I hadn't noticed how much Xbox Live Arcade was populated by short, uneventful, casual games. True enough, that's a significant part of its charm and an aspect that broadens the 360's horizons in a way that would be difficult to achieve with commercial, off-the-shelf releases. But now Metal Slug 3's arrived we've found the sturdy middle ground 'twixt hard and fast gameplay and involved console devotion.

Metal Slug 3 is neither a short nor a complex game, but a massively detailed epic in the classic arcade style - a vision of what the coin-op's silver age could have looked like had it come along ten years later. The fourth game in SNK's much-lauded series (following on from 1, 2 and X), it was a bold move from the start when the developers pushed ahead into the new millennium with a 2D hand-drawn platform shooter. Fortunately for SNK, the sheer weight of high-octane passion that permeates every jagged pixel of this NeoGeo classic ensured it stood proud amidst the sea of 3D games it was born into.

And this hasn't changed - Metal Slug 3 once again gets the dust blown off its noble cartoon graphics and emerges as an unforeseen champion of another gaming realm.

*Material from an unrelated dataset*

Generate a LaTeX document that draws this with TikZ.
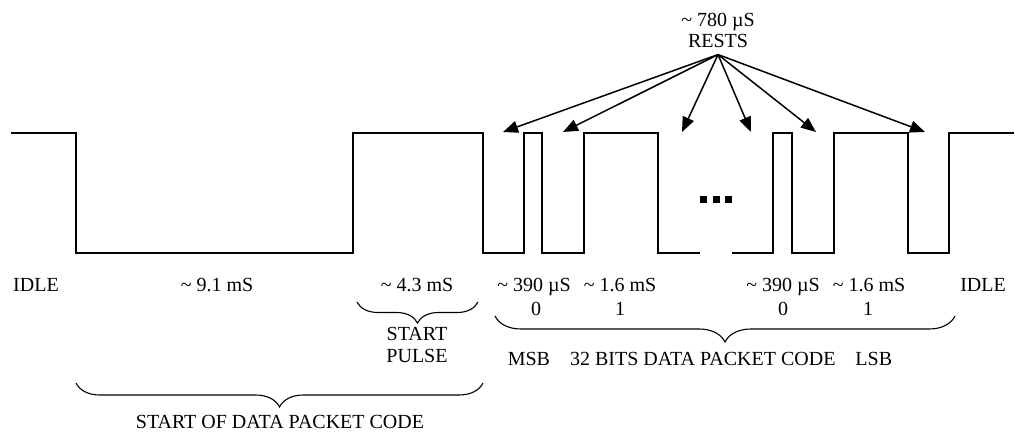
\documentclass[tikz,border=0pt]{standalone}
\usepackage{fontspec}
\setmainfont{Liberation Serif}
\usepackage{tikz}
\usetikzlibrary{arrows.meta, decorations.pathreplacing}
\newcommand{\apx}{\textasciitilde}
\tikzset{
    lbl/.style      ={inner sep=0pt, anchor=base, font=\fontsize{10pt}{12pt}\selectfont},
    signal/.style   ={line width=0.65pt, line join=miter},
    restarrow/.style={-{Triangle[length=7.5pt, width=6pt]}, line width=0.75pt},
    bracedown/.style={decorate, decoration={brace, mirror, amplitude=#1}, line width=0.55pt},
}

\begin{document}
\begin{tikzpicture}[x=0.5pt, y=-0.5pt]
    \useasboundingbox (0,0) rectangle (1015,432);

    % pulse train
    \draw[signal] (11,133) -- (76,133) -- (76,253) -- (353,253) -- (353,133) -- (483,133) -- (483,253)
        -- (524,253) -- (524,133) -- (542,133) -- (542,253) -- (584,253) -- (584,133) -- (658,133)
        -- (658,253) -- (700,253);
    \draw[signal] (732,253) -- (773,253) -- (773,133) -- (792,133) -- (792,253) -- (834,253)
        -- (834,133) -- (908,133) -- (908,253) -- (949,253) -- (949,133) -- (1014,133);
    \foreach \x in {703.5,716,728.5}
        \fill (\x-3.5,196) rectangle (\x+3.5,203);

    % rests
    \node[lbl] (restlen) at (718,27) {\apx{} 780 µS};
    \node[lbl, inner sep=3pt] (rests) at (718,48) {RESTS};
    \coordinate (r1) at (503,132);
    \coordinate (r2) at (563,132);
    \coordinate (r3) at (682,132);
    \coordinate (r4) at (751,132);
    \coordinate (r5) at (816,132);
    \coordinate (r6) at (925,132);
    \foreach \i in {1,...,6}
        \draw[restarrow] (rests.south) -- (r\i);

    % durations
    \node[lbl] (idleL) at (36,292) {IDLE};
    \node[lbl] (t91)   at (217,292) {\apx{} 9.1 mS};
    \node[lbl] (t43)   at (417,292) {\apx{} 4.3 mS};
    \node[lbl] (zeroA) at (534,292) {\apx{} 390 µS};
    \node[lbl] (oneA)  at (620,292) {\apx{} 1.6 mS};
    \node[lbl] (zeroB) at (783,292) {\apx{} 390 µS};
    \node[lbl] (oneB)  at (869,292) {\apx{} 1.6 mS};
    \node[lbl] (idleR) at (983,292) {IDLE};
    \node[lbl] (bitA)  at (536,315) {0};
    \node[lbl] (bitB)  at (620,315) {1};
    \node[lbl] (bitC)  at (783,315) {0};
    \node[lbl] (bitD)  at (868,315) {1};

    % braces
    \coordinate (pulseL) at (357,302);
    \coordinate (pulseR) at (478,302);
    \draw[bracedown=10.5pt] (pulseL) -- (pulseR);
    \node[lbl] (startw) at (417,340) {START};
    \node[lbl] (pulsew) at (417,362) {PULSE};

    \coordinate (dataL) at (495,316);
    \coordinate (dataR) at (955,316);
    \draw[bracedown=13pt] (dataL) -- (dataR);
    \node[lbl] (datacode) at (700,365) {MSB\quad 32 BITS DATA PACKET CODE\quad LSB};

    \coordinate (headL) at (76,383);
    \coordinate (headR) at (483,383);
    \draw[bracedown=12pt] (headL) -- (headR);
    \node[lbl] (headcode) at (280,428) {START OF DATA PACKET CODE};
\end{tikzpicture}
\end{document}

This time it's reminded us that a Live Arcade game doesn't have to be a two-minute retro-revival; it can be a lengthy, wonderfully gruelling adventure of non-stop violence and mature, yet cartoony circus of balletic destruction.

Vomin' up blood as a zombie to kill a bunch of baddies is just too much fun to describe.

But what's really fascinating here is the fact that a vaguely ageing title appears to have found its niche market on a modern console - this is Metal Slug 3's ideal home, and you'd be a fool not to make it welcome in yours.

800 Microsoft Points isn't a huge amount by any means (a mere drop in the ocean for those wise enough to have given Christmas a wide berth), though it does initially sound a tad weighty for a game that's so difficult to pigeonhole. From a cursory glance at the simplistic run 'n' gun game mechanics, there's no reason to think Metal Slug 3 would find appeal with any demographic other than the ex-arcade creeper or teenage ADD sufferer, but that's not the entire story. While it certainly does appeal to the quick-gaming-fix fraternity, it also highlights a void in the 360's catalogue that any dedicated follower of Microsoft doctrine should be excited to fill.

It might be an incredibly simple case of button-bashing and bullet-dodging on the surface, but Metal Slug 3 just keeps going - and continually evolves the play mechanics to keep even the most apathetic gamer teetering on the edge of their seat, exhausted by the action one second and energised by the change in incredible scenery the next.

The premise is equally simple, yet perfectly adequate to establish the protracted adventures of the four well 'ard heroes - Marco Rossi, Tarma Roving, Eri Kasamoto and Fiolina Germi. With the nefarious General Morden's rebellion long since crushed, the super-soldiers' special talents are called upon once again when rumours of his reappearance are whispered in the darkest corners of the globe. But another, indiscernible menace is also looming - kidnapping farm animals, interfering with government officials, raising the dead and doing naughty things to inquisitive scientists.

The machines of Metal Slug 3 are each a work of art in their own right. This game's as good to watch as it is to play.

Quite how these two troublesome circumstances merge is what the game's all about, and although it doesn't make any particular difference in the long run, it's a premise that provides an incredible wealth of colourful adversaries and environments as the characters attempt to track down the mastermind behind the evil plot. Travelling across the globe from the Middle-Eastern desert to the bottom of the sea and the bowels of the pyramids, the wildly outrageous antagonists that teem throughout every inch of the game are awe-inspiring.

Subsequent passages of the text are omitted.